The table i am trying to split contains a list of all our products (1 in each row). The product-string varies in lenght, depending on how deep the product lies in the taxonomy.
I want to extract the product ID, which is in all cases the last number in the string.

Example of 2 rows:
Kategorien/Kategorie/Haushalt [100162]/Bodenpflege [100171]/Staubsauger [3598]/Dyson Cyclone V10 Absolute nickel/kupfer [1317151648]/Übersicht

Kategorien/Kategorie/Unterhaltungselektronik [100000]/Heimkino & Video [100004]/Heimkino [100006]/Surround-Systeme [103961]/Bose Soundbar 700 + Bass Module 700 schwarz [1454353543]/Übersicht

So i tried to split the column at “[” on the furthest right with the Node “Regex Split”. As i’m not good with regex, i didn’t even come close to a solution…
I would be greatful for any ideas how to solve this.

-Oliver

izaychik63 · February 14, 2020, 3:49pm

@solute_ok, you can use String Manipulation node with combination of functions function indexOf(, , “b”) and substr() or Column Expression node with the same functions.

solute_ok · February 14, 2020, 4:10pm

Worked like a charm! Thank you very much

For follow-up:
I used the Column Expression Node and this:
substr(column(“Col0”), indexOf(column(“Col0”), “[”,“b” ) )

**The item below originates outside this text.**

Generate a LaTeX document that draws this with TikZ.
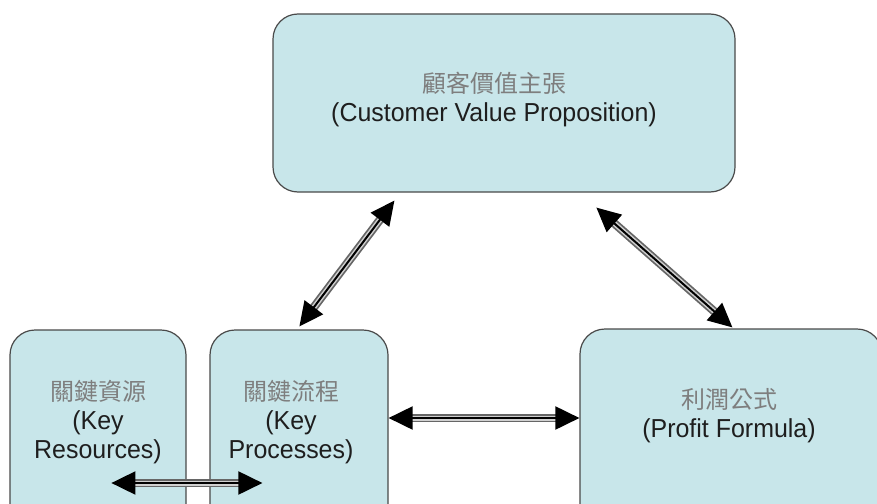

HansS · February 14, 2020, 4:13pm

Hi @solute_ok

or do a String Manipulation node wirh
substr($column1$,lastIndexOfChar($column1$,’[’ )+1 ,(lastIndexOfChar($column1$,’]’ ) - lastIndexOfChar($column1$,’[’ ) -1 ) )

gr. Hans

qqilihq · February 14, 2020, 4:16pm

And here’s one with the Regex Extractor from Palladian

Regex:

.*                  # arbitrary characters
\[                  # opening square bracket
(?<productId>[\d]+) # the product ID
\]                  # closing square bracked
.[^\[]+             # arbitrary characters without [

Workflow:

armingrudd · February 14, 2020, 4:27pm

Hi @solute_ok and welcome to the KNIME forum,

In addition to the solution already provided by @izaychik63, you can use this regex in the Regex Extractor node from Palladian 2 or the regexReplace() function in the String Manipulation node:

Regex Extractor:
\d+(?!.*\d+)
or to be more precise:
(?<=\[)\d+(?=\])(?!.*\[\d+\])

String Manipulation:
regexReplace($column1$, ".*\\[(\\d+)\\].*", "$1")

P.S. It seems you have received so many solutions already…!

solute_ok · February 14, 2020, 4:50pm

Thanks for all your replies!
I didn´t think i get an solution this quick

armingrudd · February 14, 2020, 4:52pm

Right! This is the most active forum I have ever seen.

system · February 21, 2020, 4:52pm

This topic was automatically closed 7 days after the last reply. New replies are no longer allowed.